=== Given material ===

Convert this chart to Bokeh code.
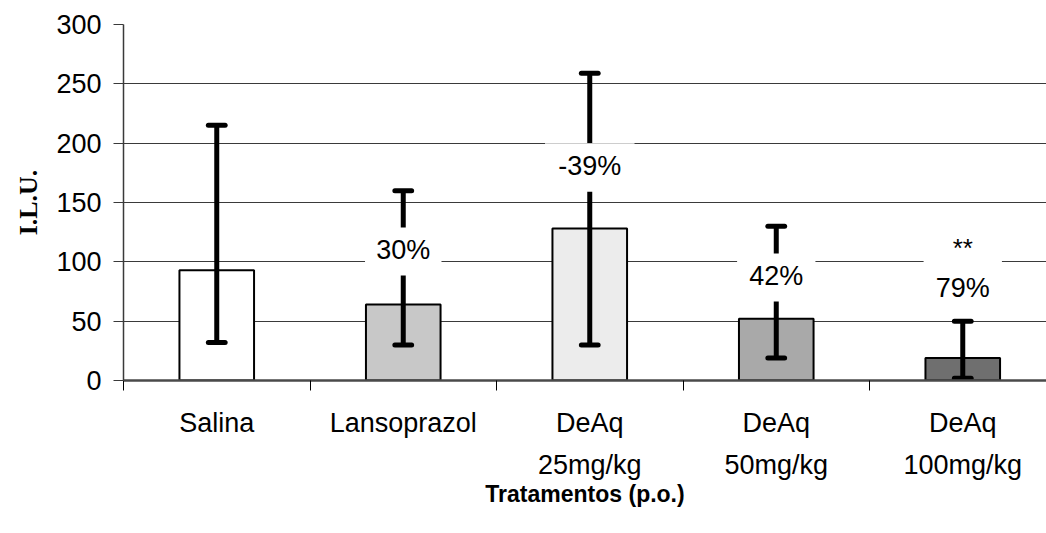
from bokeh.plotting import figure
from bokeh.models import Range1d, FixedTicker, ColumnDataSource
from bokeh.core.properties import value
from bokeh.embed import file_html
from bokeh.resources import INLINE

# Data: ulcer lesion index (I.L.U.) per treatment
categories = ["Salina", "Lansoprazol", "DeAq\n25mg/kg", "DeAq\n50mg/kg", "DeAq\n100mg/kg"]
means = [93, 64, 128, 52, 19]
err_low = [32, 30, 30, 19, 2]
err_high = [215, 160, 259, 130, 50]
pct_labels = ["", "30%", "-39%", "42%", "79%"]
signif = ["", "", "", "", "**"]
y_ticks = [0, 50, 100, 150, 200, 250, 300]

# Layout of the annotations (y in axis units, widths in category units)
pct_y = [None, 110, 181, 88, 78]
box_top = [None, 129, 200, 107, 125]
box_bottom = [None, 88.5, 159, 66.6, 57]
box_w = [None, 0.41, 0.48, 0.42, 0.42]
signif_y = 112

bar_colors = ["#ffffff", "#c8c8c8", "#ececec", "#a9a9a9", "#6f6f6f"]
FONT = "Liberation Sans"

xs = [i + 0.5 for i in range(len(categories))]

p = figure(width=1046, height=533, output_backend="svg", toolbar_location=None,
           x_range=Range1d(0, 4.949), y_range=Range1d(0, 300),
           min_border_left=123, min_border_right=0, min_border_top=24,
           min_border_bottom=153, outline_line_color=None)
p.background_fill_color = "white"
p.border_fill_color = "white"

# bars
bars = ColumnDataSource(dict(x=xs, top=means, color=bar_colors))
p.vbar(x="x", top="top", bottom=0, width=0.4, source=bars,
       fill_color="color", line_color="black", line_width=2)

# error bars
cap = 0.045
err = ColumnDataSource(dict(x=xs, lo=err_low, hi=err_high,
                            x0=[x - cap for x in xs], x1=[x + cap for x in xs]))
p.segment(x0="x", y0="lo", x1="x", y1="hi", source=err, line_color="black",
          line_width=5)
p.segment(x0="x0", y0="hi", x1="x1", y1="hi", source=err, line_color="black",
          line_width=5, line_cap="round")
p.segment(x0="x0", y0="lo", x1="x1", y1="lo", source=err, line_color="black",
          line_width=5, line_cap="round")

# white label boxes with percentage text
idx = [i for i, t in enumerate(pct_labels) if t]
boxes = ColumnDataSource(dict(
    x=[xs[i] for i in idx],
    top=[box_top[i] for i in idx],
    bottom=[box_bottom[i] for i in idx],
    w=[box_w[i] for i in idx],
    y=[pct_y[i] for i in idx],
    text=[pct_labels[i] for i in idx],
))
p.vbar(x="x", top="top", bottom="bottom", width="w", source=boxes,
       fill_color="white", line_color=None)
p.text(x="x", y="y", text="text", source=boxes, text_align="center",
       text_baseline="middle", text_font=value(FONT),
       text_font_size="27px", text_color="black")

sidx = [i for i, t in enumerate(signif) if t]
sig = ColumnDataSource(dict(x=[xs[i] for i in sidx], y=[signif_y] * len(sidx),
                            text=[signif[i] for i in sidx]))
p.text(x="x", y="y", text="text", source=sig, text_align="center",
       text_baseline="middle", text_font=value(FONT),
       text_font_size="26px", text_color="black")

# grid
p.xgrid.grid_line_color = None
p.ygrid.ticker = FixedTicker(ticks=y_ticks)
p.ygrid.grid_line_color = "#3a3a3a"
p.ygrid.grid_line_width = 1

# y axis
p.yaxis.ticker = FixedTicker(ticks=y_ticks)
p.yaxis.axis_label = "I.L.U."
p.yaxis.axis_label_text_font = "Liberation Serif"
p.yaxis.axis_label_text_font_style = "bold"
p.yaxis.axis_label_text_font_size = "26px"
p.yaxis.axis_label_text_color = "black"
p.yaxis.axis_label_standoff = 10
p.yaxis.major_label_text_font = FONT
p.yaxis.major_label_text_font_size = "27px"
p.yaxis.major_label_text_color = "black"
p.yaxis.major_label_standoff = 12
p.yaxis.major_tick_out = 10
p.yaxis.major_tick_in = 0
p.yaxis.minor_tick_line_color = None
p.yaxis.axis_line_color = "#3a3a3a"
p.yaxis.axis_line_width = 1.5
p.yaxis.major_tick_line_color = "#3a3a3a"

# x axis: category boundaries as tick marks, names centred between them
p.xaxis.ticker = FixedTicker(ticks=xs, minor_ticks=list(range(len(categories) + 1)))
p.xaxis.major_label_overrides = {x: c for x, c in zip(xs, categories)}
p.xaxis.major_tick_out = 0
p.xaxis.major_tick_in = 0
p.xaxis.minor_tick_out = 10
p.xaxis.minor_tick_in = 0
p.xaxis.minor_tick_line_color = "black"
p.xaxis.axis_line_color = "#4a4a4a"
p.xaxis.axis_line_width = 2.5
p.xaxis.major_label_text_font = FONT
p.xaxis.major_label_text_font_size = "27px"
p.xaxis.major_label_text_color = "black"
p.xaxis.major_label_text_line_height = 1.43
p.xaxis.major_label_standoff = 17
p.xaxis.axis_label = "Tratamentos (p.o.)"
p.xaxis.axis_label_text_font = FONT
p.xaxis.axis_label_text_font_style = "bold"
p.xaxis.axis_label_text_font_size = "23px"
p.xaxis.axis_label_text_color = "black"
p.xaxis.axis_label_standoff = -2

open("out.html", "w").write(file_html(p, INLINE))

=== What to produce ===
Only the lines from the top of the data through the line with "from bokeh.resources import INLINE" should be quoted, exactly and with both ends kept; skip the pictures.

=== Solution ===
Convert this chart to Bokeh code.
from bokeh.plotting import figure
from bokeh.models import Range1d, FixedTicker, ColumnDataSource
from bokeh.core.properties import value
from bokeh.embed import file_html
from bokeh.resources import INLINE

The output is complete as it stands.